El señalamiento es tan atendible como preocupante, en la medida en que la clase política en su conjunto habla y actúa como si en el país existiera plena normalidad democrática y alimenta, con ese ejercicio de simulación, su propio déficit de credibilidad. La institucionalidad formalmente vigente aparece cada vez más distanciada de los ciudadanos, cada vez más ajena a sus problemas y cada vez más próxima a una condición escenográfica. Ello puede apreciarse en el perseverante triunfalismo gubernamental –expuesto ayer de nuevo en un artículo firmado por el titular del Ejecutivo federal y publicado en Le Monde–, en la incapacidad del Legislativo para actuar con independencia respecto de los poderes empresariales y mediáticos, en la tendencia de la Suprema Corte de Justicia de la Nación (SCJN) a actuar como mera instancia culpadora de funcionarios y políticos. La desconfianza de la sociedad hacia las dependencias públicas y sus ocupantes es una consecuencia, más que una causa, de la crisis por la que atraviesa la institucionalidad nacional.

Semejante falta de credibilidad cierra un círculo vicioso que impide el funcionamiento correcto de las instancias del poder formal y de sus mecanismos de integración y renovación, y obstaculiza, hasta el punto de hacerlas inviables, las decisiones adoptadas por los gobernantes, así sean en principio correctas. El poder público no tendrá éxito en lograr el respaldo masivo y decidido de la sociedad a sus estrategias de seguridad en tanto la gente siga percibiendo que la ley es sistemáticamente ignorada por el propio convocante; la tendencia a la evasión fiscal no podrá erradicarse en tanto no se erradiquen la corrupción monumental, el dispendio y la frivolidad en el manejo de los presupuestos; las persistentes violaciones a los derechos humanos por los cuerpos de seguridad del Estado generan temor, sin duda, pero no respeto a la autoridad.

Sería superfluo, por lo demás, replicar a los señalamientos mencionados con el argumento de que lo dicho por Martínez-Solimán se reduce a un problema de percepción –como ha argumentado el discurso oficial ante la catástrofe de seguridad pública en la que se encuentra el país–, pues confianza y desconfianza se construyen, en esencia, con base en percepciones: si un grupo humano no se siente representado por un individuo o equipo, no hay poder legal ni institucional capaz de convertir a los segundos en representantes legítimos y mínimamente funcionales.

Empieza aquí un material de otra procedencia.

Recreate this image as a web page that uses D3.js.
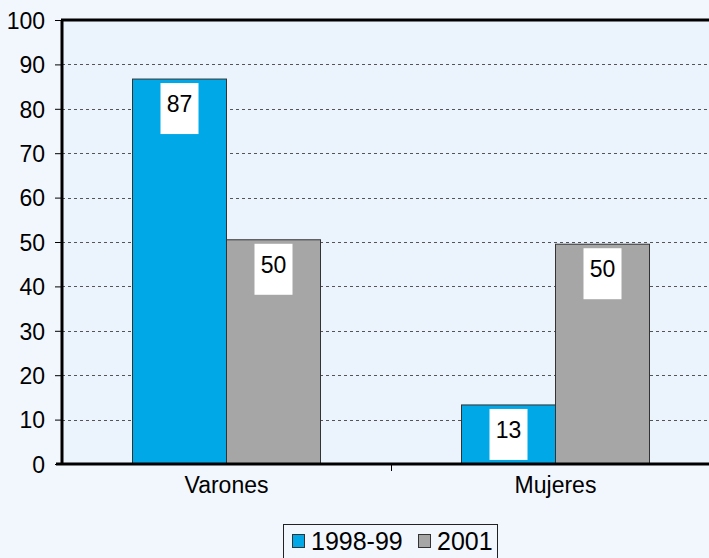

La discusión es relevante de cara a los comicios previstos para 2012, pues el sistema electoral del país genera desconfianza en vastos sectores sociales, a consecuencia del desaseo, la inequidad y las irregularidades que tuvieron lugar en la elección presidencial de julio de 2006. La renovación de autoridades programada para dentro de dos años puede ser una oportunidad para restituir la confiabilidad y la legitimidad del régimen político. Pero si la clase política no establece reglas claras y precisas para verificar los resultados –por ejemplo, la obligatoriedad del recuento voto por voto en casos de triunfos dudosos o cuestionados–, para impedir que las autoridades constituidas actúen en forma facciosa –como lo hizo la presidencia de Vicente Fox para beneficiar a los aspirantes de su partido y perjudicar a sus rivales– y para evitar la irrupción indebida de los poderes fácticos en las campañas –como las que realizaron los grupos empresariales en favor del entonces candidato presidencial panista, Felipe Calderón–, 2012 puede convertirse en la demolición definitiva de las vías electorales y democráticas en el país.